• _Rows_:
◇ ◇ ◇ ◇ ◇
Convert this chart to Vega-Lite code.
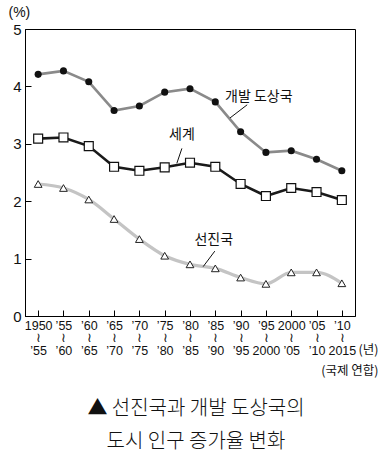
◇ ◇ ◇ ◇ ◇
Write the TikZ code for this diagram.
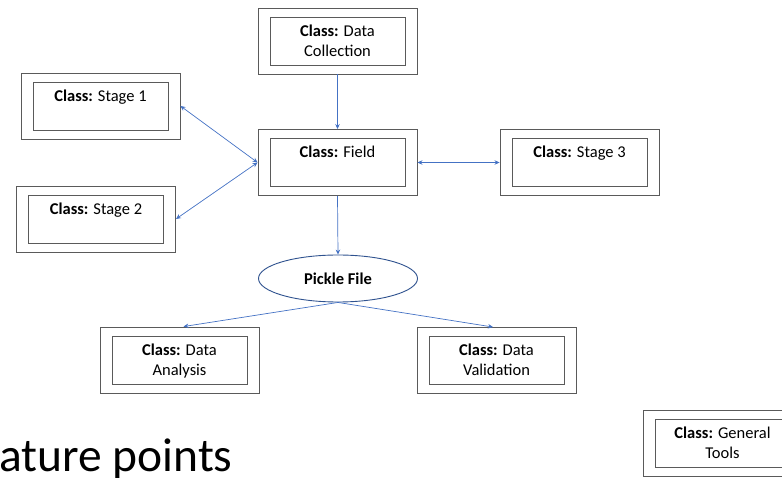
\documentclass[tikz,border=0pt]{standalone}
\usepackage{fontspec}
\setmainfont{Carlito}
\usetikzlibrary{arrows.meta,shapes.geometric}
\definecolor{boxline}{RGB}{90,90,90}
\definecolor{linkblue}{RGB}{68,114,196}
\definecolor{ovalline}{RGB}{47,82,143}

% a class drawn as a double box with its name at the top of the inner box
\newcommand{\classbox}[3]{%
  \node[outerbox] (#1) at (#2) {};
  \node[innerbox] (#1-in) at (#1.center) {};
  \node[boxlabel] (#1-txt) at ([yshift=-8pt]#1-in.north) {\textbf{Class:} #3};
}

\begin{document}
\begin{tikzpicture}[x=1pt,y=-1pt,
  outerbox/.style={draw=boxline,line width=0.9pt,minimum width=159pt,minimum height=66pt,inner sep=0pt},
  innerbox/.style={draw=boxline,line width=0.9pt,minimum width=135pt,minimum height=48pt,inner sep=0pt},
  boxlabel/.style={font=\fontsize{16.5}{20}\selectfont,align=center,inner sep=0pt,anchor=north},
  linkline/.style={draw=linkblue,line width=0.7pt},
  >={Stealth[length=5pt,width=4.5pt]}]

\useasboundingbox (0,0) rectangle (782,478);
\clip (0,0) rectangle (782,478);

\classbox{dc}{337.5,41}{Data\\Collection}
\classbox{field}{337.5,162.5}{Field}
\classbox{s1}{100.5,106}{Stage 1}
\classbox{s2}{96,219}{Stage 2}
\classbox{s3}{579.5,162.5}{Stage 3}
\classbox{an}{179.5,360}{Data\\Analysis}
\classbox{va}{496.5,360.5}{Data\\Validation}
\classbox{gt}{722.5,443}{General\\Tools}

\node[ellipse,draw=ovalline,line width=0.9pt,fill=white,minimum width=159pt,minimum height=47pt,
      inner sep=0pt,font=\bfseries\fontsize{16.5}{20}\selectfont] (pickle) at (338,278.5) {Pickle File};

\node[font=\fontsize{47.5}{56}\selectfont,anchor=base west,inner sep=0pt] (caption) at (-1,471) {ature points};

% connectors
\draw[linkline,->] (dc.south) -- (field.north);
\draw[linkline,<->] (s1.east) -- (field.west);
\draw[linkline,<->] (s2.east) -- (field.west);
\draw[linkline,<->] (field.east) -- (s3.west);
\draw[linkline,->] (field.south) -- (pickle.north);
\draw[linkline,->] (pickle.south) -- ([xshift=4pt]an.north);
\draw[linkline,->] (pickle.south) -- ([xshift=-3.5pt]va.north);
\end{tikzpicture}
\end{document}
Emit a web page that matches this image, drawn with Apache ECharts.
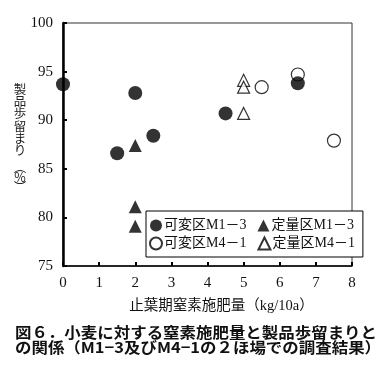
◇ ◇ ◇ ◇ ◇
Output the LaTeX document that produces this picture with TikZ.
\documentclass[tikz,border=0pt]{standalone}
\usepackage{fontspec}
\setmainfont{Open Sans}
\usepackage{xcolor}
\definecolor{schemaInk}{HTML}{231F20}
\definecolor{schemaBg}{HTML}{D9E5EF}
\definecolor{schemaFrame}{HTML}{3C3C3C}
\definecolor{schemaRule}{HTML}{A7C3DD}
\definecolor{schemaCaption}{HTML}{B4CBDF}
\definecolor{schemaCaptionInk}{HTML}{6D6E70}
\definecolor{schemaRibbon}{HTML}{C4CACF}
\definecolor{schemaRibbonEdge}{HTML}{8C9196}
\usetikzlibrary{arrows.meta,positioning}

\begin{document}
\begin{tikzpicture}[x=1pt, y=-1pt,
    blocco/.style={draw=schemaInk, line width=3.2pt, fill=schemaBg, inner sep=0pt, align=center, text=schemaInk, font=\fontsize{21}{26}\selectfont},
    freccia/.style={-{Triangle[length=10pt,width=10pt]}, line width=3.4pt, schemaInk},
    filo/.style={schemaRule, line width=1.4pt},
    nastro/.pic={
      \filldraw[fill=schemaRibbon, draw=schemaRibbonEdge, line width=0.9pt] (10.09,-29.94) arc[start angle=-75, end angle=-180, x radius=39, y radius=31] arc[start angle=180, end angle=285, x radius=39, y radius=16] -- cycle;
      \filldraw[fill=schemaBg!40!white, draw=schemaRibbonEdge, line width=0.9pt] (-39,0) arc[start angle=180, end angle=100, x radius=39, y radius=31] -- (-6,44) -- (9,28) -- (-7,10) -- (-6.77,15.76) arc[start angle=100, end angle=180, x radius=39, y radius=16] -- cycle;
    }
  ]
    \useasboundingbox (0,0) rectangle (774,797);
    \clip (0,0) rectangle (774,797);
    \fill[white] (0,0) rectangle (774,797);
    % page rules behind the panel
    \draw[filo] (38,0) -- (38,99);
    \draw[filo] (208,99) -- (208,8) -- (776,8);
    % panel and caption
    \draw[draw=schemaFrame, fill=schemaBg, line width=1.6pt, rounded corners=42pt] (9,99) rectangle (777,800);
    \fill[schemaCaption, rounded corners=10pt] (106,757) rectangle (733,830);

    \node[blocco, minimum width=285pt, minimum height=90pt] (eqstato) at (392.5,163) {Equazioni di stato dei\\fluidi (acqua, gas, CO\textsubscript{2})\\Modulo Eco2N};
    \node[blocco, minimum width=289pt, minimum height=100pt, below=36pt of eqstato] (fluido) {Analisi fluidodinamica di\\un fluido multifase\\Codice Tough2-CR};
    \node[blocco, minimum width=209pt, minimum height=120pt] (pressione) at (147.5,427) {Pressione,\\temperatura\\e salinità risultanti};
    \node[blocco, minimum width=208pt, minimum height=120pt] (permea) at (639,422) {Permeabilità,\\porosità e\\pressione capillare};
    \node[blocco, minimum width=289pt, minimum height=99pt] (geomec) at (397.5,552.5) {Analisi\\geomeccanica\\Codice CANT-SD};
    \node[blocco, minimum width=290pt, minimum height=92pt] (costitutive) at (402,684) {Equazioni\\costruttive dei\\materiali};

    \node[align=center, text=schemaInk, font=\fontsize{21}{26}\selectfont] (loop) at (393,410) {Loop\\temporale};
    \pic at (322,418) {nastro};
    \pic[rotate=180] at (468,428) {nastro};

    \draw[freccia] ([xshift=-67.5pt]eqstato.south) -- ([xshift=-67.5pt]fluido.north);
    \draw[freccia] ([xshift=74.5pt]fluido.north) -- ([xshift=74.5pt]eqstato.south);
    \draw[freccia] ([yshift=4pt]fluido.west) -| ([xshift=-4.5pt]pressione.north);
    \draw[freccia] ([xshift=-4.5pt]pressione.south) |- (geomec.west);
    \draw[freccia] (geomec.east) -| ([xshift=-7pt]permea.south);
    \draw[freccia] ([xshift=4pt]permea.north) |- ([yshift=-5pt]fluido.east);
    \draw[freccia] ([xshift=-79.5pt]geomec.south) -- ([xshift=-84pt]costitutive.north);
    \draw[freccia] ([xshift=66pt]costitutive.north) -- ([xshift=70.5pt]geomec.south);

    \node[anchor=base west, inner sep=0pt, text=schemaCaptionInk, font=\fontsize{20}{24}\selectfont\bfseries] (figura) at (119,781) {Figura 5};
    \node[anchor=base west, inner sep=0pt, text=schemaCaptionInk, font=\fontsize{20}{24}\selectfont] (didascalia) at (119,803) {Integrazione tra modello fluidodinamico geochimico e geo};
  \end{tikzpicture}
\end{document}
◇ ◇ ◇ ◇ ◇
• _What needs to be done_: From the entries above, copy out every line where the string "page" appears.

• _Correct answer_:
Emit a web page that matches this image, drawn with Apache ECharts.
    % page rules behind the panel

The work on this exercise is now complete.